Robin Gibb's death was announced on his personal website, in a message attributed to his family. The site, however, as it did when Gibb was announced as being comatose in mid-April, has crashed under the load of thousands of visitors. The statement said that Gibb "passed away today following his long battle with cancer and intestinal surgery." He died in England at 10:47 a.m. (5:47 a.m. ET), according to a post on his official Twitter feed.

The Tweet said simply, "Sadly Robin Gibb has passed away May 20th, 10:47 UK time."

With Robin Gibb's death, the sole surviving member of the three Bee Gees is brother Barry, 65. Robin's twin brother, Maurice, died in 2003 at the age of 53 from a twisted bowel. That sort of intestinal issue is often hereditary, and Robin Gibb himself had emergency surgery in 2010 for a blocked bowel and then had more surgery for a twisted bowel, later.

Younger brother Andy Gibb, who was not part of the group, but was a superstar as a solo performer, died at 30 from a heart infection.

In April, when he awoke from a coma that had been caused by a combination of illnesses that combined to nearly - then - cost him his life, his doctors said it was only the singer's "iron will" that enabled him to defy the odds and regain consciousness. The 62-year-old singer fell into a coma in April after he contracted pneumonia. Dr. Andrew Thillainayagam said after Gibb awoke that he warned Gibbs' family that the Bee Gees singer might never wake up.

At the time, Robin Gibb was being treated for advanced colorectal cancer. With grueling doses of chemotherapy and two operations, his systems were weakened, and he contracted pneumonia as a result.
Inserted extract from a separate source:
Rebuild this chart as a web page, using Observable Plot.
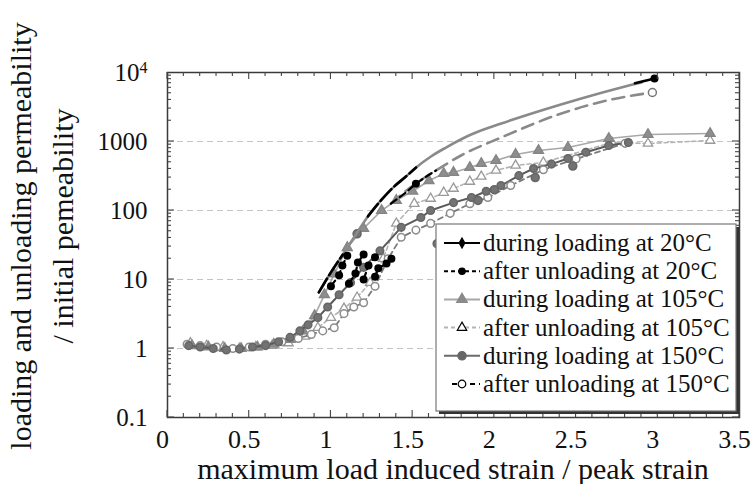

Along with his older brother Barry and his twin brother Maurice, Robin Gibb founded the Bee Gees in the late 1950s. The group released their first record in 1963, but it wasn't until the 1970s that the group saw its biggest successes. The brothers Gibb were propelled to worldwide fame by a series of disco smash hits, many movie-related, including "Stayin' Alive," "Jive Talkin'", and "Night Fever," and went on to sell an estimated 200 million records.

The Bee Gees were inducted into the Rock and Roll Hall of Fame in 1997. Their soundtrack album to "Saturday Night Fever" was the top-selling album of all-time until Michael Jackson's "Thriller" took that honor away from them in the 1980s.

Robin Gibb is survived by his wife, Dwina; his daughter, Melissa, and sons Spencer and Robin-John.